The Bottom Line: "Where have you gone, Joe DiMaggio, Our nation turns it's lonely eyes to you. Jolting Joe has left and gone away, Hey hey hey" ~Paul Simon
I can't say I was overwhelmed watching the documentary Where Have You Gone, Joe DiMaggio, but I wasn't totally disappointed either. It won one award and shows no rating although I found it rather vanilla and feel most people could watch it with no problem.
Under "cast" listing it showed only DiMaggio but there were tons of people showcased throughout the documentary. I felt they should have least been given a nod, although most were cameo appearances. I am talking about people like Lou Gehrig, Mickey Mantle, Babe Ruth, the entire Yankee team and staff, Marilyn Monroe, The Kennedy Brothers, Frank Sinatra, Toots Shor, Paul Simon ... well, the list goes on and on, at least for me.
The majority of the documentary focused on the later years of DiMaggio, once he retired from baseball and became a franchise. He did absolutely nothing unless he made a buck doing it and why not? If you can't perform on the field any more you might as well cash in on what you do off the field. Very little time was spent showing actual baseball and what little was shown was generally overlain by newspaper articles and so forth.

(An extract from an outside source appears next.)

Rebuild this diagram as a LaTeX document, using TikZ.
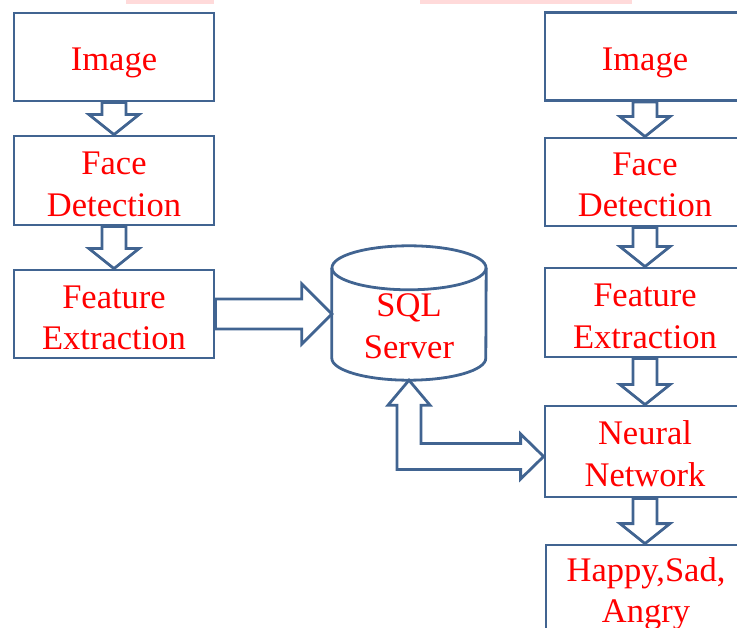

It touched briefly on his stint in the Army but considering he never left the US soil, I guess they couldn't delve too much into that. The main focus was his desire to remain anonymous, which is strange considering the job he held and his expertise and his marriage to Monroe. Even later, his involvement in everything finanical surrounding his name, speaks little of anonymity to me.

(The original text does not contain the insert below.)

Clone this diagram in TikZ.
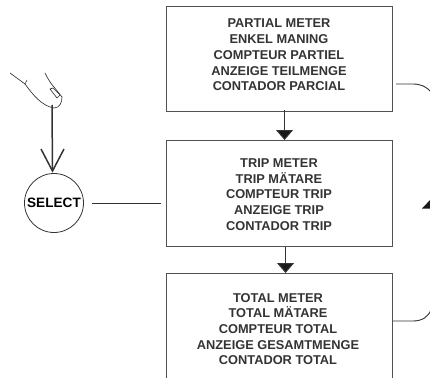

I was surprised to find out he was the first person to break the salary barrier in baseball, and look how that has spiraled out of control. Other than that I learned very little new about it other than I found him a bit pompous, which I guess is typical of someone in his position.
There were very few live interviews in the film, it consisted almost entirely of archived footage. It was in black & white but not the good black & white associated with films. I shucked it off to the age of the films being shown as far as quality of presentation and sound.
I wouldn't rush out to secure this if you are a baseball fan. You would probably be left wanting.